Small batch nectarine jam bursts with delicious flavour and doesn’t need huge preserving pans or take hours. Make 2 jars from 4 fruit! Three ingredients, no added pectin.
I love the summer, particularly when delicious and juicy peaches and nectarines are available; they amongst my favourite fruits. I far prefer sun ripened, seasonal European fruit to that flown in from the Southern hemisphere over the winter, as I find the latter flavourless and with unimpressive food miles. However, this jam is the perfect way to really enjoy the taste of nectarines over the rest of the year; you never need to go without again.
This is technically a conserve rather than a jam, as the fruit is macerated in sugar first, rather than having the sugar added after the fruit has been cooked down. The first job with this recipe is to cut the fruit and extract all the stones. This does take a moment, but the big advantage of making small batches of jam is that I don’t spend all afternoon cutting nectarines – we’re only using about 4 large nectarines in this recipe.
Next, mix the sugar and lemon juice into the fruit, and leave it to allow the sugar to draw out the juice. If you can, leave it overnight, but at least an hour is required. In the morning, you’ll see plenty of juice, ready for the next stage.
The sugar needs to dissolve, so pour the mixture into a good sized saucepan – you need plenty of room to boil it, but you don’t need a full sized preserving pan – and heat it gently until all the sugar has dissolved. Once the sugar has dissolved (which with small batch jam should only take at most 5 minutes), the jam is ready to be brought up to temperature to set it.
The only slight difficulty with jam is testing the setting point – when it’s reached the point at which when cool, it will set, rather than just remain liquid. There are several ways of checking this: the first is by temperature; carefully checking the mixture with an accurate electronic thermometer. Second, the traditional test using a chilled plate. Place a couple of side plates in the freezer before you add the sugar. Once the jam is boiling, start testing by placing some on the plate. Allow it to cool; when you push your finger through, it’s reached setting point when you see a wrinkle up ahead of your finger. This technique takes a bit of practice. Read our detailed notes on jam setting points on our blackberry and apply jelly recipe.
Finally, you can test for setting by checking the way that the jam runs off a spoon. Take a spoonful from the pan and turn it vertically to tip out the jam. If it runs off, it hasn’t set. If, however a little remains on the spoon in a sort of wide drip that doesn’t fall, then the jam is ready. Again, this works best with some practice, but the advantage of small batch jam is that by making little and often, you tune your senses as to when the jam is done and will be able to see when it is ready by its appearance when it is boiling.

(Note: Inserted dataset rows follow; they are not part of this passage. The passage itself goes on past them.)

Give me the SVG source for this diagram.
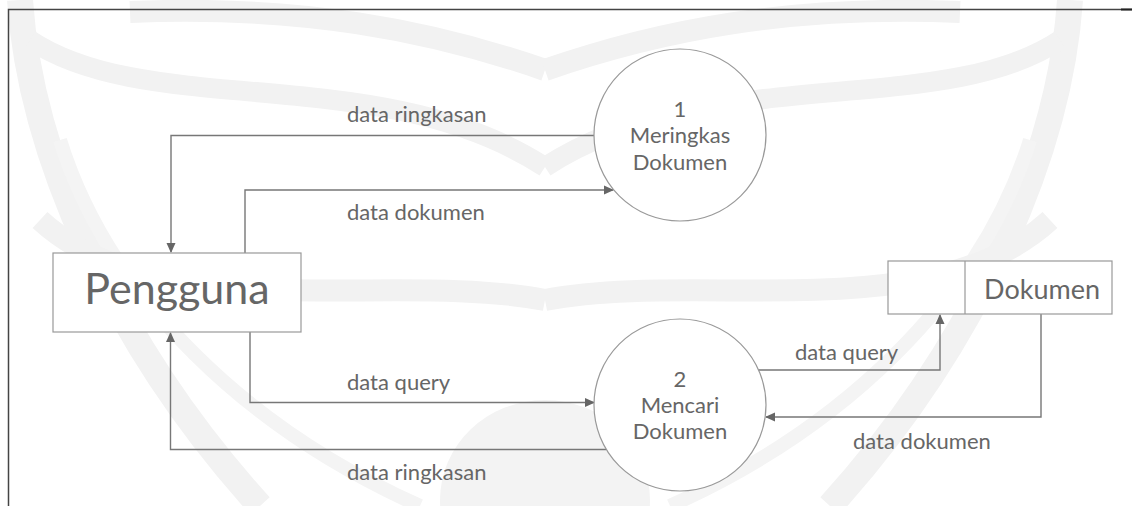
<svg xmlns="http://www.w3.org/2000/svg" width="1132" height="506" viewBox="0 0 1132 506">
<defs>
<marker id="arr" markerWidth="10" markerHeight="10" refX="9" refY="5" orient="auto" markerUnits="userSpaceOnUse">
<path d="M0,0.5 L10,5 L0,9.5 Z" fill="#666"/>
</marker>
<g id="wmhalf">
<path d="M20,0 C30,150 110,340 260,506" fill="none" stroke="#f2f2f2" stroke-width="26"/>
<path d="M60,140 C110,300 250,430 420,506" fill="none" stroke="#f4f4f4" stroke-width="14"/>
<path d="M130,12 C300,5 430,30 545,70" fill="none" stroke="#f2f2f2" stroke-width="22"/>
<path d="M30,40 C150,120 380,60 545,167" fill="none" stroke="#f2f2f2" stroke-width="20"/>
<path d="M40,220 C160,330 390,270 545,300" fill="none" stroke="#f2f2f2" stroke-width="22"/>
</g>
</defs>
<style>
.lbl{font-family:Lato,"Open Sans",sans-serif;font-size:22px;fill:#666}
.node{fill:#fff;stroke:#999;stroke-width:1.2}
.conn{fill:none;stroke:#777;stroke-width:1.4;marker-end:url(#arr)}
</style>
<rect width="1132" height="506" fill="#fff"/>
<g id="watermark">
<use href="#wmhalf"/>
<use href="#wmhalf" transform="translate(1090,0) scale(-1,1)"/>
<ellipse cx="545" cy="500" rx="105" ry="100" fill="#f3f3f3"/>
</g>
<g id="border">
<path d="M8.5,506 L8.5,9.5 L1132,9.5" fill="none" stroke="#444" stroke-width="1.5"/>
<path d="M1121,9.5 L1132,9.5" stroke="#222" stroke-width="2"/>
</g>
<g id="connectors">
<path class="conn" d="M595,135.5 L171,135.5 L171,252"/>
<path class="conn" d="M245,253 L245,190 L613,190"/>
<path class="conn" d="M250,332 L250,402.5 L594,402.5"/>
<path class="conn" d="M606,449.5 L170.5,449.5 L170.5,333"/>
<path class="conn" d="M758,370 L940,370 L940,315"/>
<path class="conn" d="M1041,314 L1041,417 L766,417"/>
<text class="lbl" x="347" y="122">data ringkasan</text>
<text class="lbl" x="347" y="220">data dokumen</text>
<text class="lbl" x="347" y="390">data query</text>
<text class="lbl" x="347" y="480">data ringkasan</text>
<text class="lbl" x="795" y="360">data query</text>
<text class="lbl" x="853" y="449">data dokumen</text>
</g>
<g id="pengguna">
<rect class="node" x="53" y="253" width="248" height="79"/>
<text x="177" y="304" text-anchor="middle" style="font-family:Lato,'Open Sans',sans-serif;font-size:43px;fill:#666">Pengguna</text>
</g>
<g id="proses1">
<circle class="node" cx="680" cy="135" r="86"/>
<text class="lbl" x="680" y="117" text-anchor="middle">1</text>
<text class="lbl" x="680" y="143" text-anchor="middle">Meringkas</text>
<text class="lbl" x="680" y="170" text-anchor="middle">Dokumen</text>
</g>
<g id="proses2">
<circle class="node" cx="680" cy="405" r="86"/>
<text class="lbl" x="680" y="387" text-anchor="middle">2</text>
<text class="lbl" x="680" y="413" text-anchor="middle">Mencari</text>
<text class="lbl" x="680" y="439" text-anchor="middle">Dokumen</text>
</g>
<g id="dokumen">
<rect class="node" x="888" y="261" width="224" height="53"/>
<line x1="965" y1="261" x2="965" y2="314" stroke="#999" stroke-width="1.2"/>
<text x="1100" y="299" text-anchor="end" style="font-family:Lato,'Open Sans',sans-serif;font-size:27px;fill:#666">Dokumen</text>
</g>
</svg>
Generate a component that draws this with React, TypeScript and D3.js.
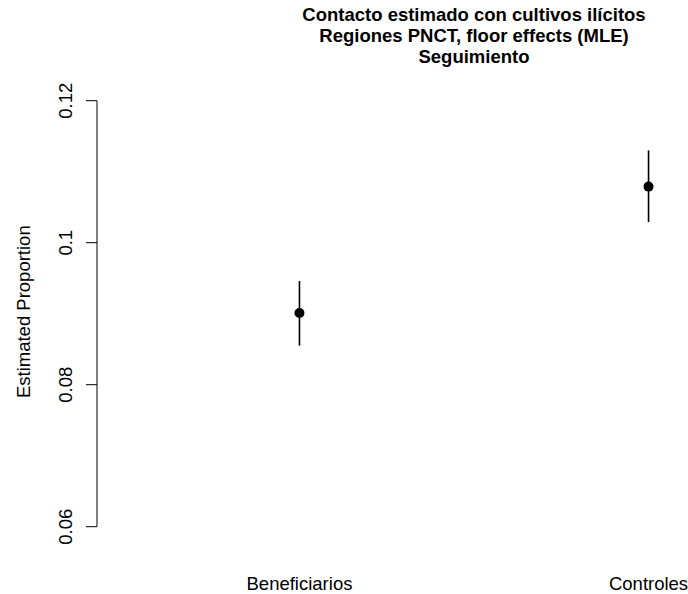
import React from "react";
import * as d3 from "d3";

const categories = ["Beneficiarios", "Controles"];
const estimates = [0.0901, 0.1079];
const lowers = [0.0855, 0.1029];
const uppers = [0.0946, 0.1130];
const yTicks = [0.06, 0.08, 0.1, 0.12];
const yTickLabels = ["0.06", "0.08", "0.1", "0.12"];
const titleLines = [
  "Contacto estimado con cultivos ilícitos",
  "Regiones PNCT, floor effects (MLE)",
  "Seguimiento",
];
const yLabel = "Estimated Proportion";

const W = 688;
const H = 594;
const FONT = "'Liberation Sans', Arial, Helvetica, sans-serif";

export default function App() {
  const x = d3.scaleLinear().domain([0.42, 2.58]).range([97, 851]);
  const y = d3.scaleLinear().domain([0.06, 0.12]).range([526.7, 100.7]);
  const axisX = 97;
  const titleX = (x.range()[0] + x.range()[1]) / 2;

  return (
    <svg
      width={W}
      height={H}
      style={{ position: "absolute", left: 0, top: 0, background: "#fff" }}
      fontFamily={FONT}
    >
      <rect width={W} height={H} fill="#fff" />
      {titleLines.map((t, i) => (
        <text
          key={i}
          x={titleX}
          y={21 + i * 21}
          textAnchor="middle"
          fontWeight="bold"
          fontSize={18.5}
          fill="#000"
        >
          {t}
        </text>
      ))}
      {/* y axis */}
      <line
        x1={axisX}
        x2={axisX}
        y1={y(0.06)}
        y2={y(0.12)}
        stroke="#000"
        strokeWidth={1}
      />
      {yTicks.map((v, i) => (
        <g key={i}>
          <line
            x1={axisX - 11}
            x2={axisX}
            y1={y(v)}
            y2={y(v)}
            stroke="#000"
            strokeWidth={1}
          />
          <text
            transform={`translate(65,${y(v)}) rotate(-90)`}
            textAnchor="middle"
            dominantBaseline="central"
            fontSize={18.5}
            fill="#000"
          >
            {yTickLabels[i]}
          </text>
        </g>
      ))}
      <text
        transform={`translate(23,${(y(0.06) + y(0.12)) / 2 - 2}) rotate(-90)`}
        textAnchor="middle"
        dominantBaseline="central"
        fontSize={18.5}
        fill="#000"
      >
        {yLabel}
      </text>
      {/* error bars and points */}
      {categories.map((c, i) => (
        <g key={c}>
          <line
            x1={x(i + 1)}
            x2={x(i + 1)}
            y1={y(lowers[i])}
            y2={y(uppers[i])}
            stroke="#000"
            strokeWidth={1.6}
          />
          <circle cx={x(i + 1)} cy={y(estimates[i])} r={5} fill="#000" />
          <text
            x={x(i + 1)}
            y={590}
            textAnchor="middle"
            fontSize={18.5}
            fill="#000"
          >
            {c}
          </text>
        </g>
      ))}
    </svg>
  );
}
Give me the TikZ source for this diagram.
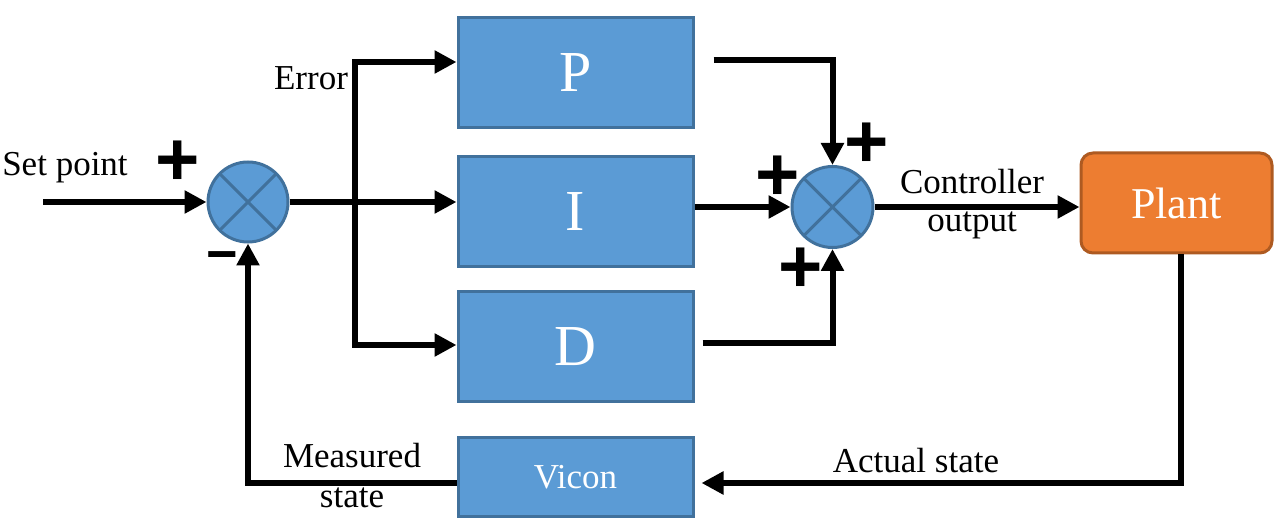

6 great reasons to make small batch jam.
- Time. Small batch jam quantities take much less time to cook and set. A couple of pots of jam can be made while cooking supper.
- Simplicity. You don’t need a large preserving pan. A good sized standard saucepan will do.
- Flavour. You can choose the best, freshest fruit and make amazingly flavourful jam. The speed of cooking also helps give best results – no boiling away the flavour.
- Storage. You don’t need storage space for a rackful of jam jars. Just enough shelf space for a couple.
- Experiment! If you’re only making a small batch, you can afford to experiment with flavour combinations. If your experiment doesn’t work, well, it’s no great loss. By making less you get to make more batches of jam! I once made so many preserves I had to have a 8 year break whilst I ate them all!
- Finally, because it’s fun and you will impress your friends by gifting them jars of small batch jam!
So here’s the perfect place to start your small batch jam-making.
Small Batch Nectarine Jam – Ingredient Ratios
As usual here are the are the ingredient ratios for the jam so you can scale it up and down.
- Two fruit makes a medium (250ml jar of jam)
- Use about 80% (4/5) sugar to fruit, weight for weight
- Add 1tbs of lemon juice per 4 fruit, or a scant teaspoon per fruit
Serve on toast, crumpets, or stir a spoonful into a bowl of plain yogurt for a quick and easy midweek pudding.
Steeping the fruit in the sugar beforehand extracts the juice and makes for a delicious jam bursting with flavour. Three ingredients and 4 fruit make two jars of jam.
- 440 g ripe nectarines stones removed and chopped up
- 360 g granulated white sugar
- 1 tbs lemon juice
The sugar is 80% weight of fruit (about 4 large nectarines)
Place nectarines in a bowl, cover with the sugar, add the lemon juice, stir, Cover. Leave overnight
Pour into a medium saucepan – gently heat until the sugar has dissolved. Lightly mash with a potato masher to break the fruit up.
Place jam jars and lids in the oven at 135°C/Gas mark 1
Bring to a rolling, but not rapid boil until setting point is reached. 105C or spoon from the freezer sets and wrinkles on the top when poked.
Allow to stand for a few minutes. Pour into hot jars – seal and allow to cool.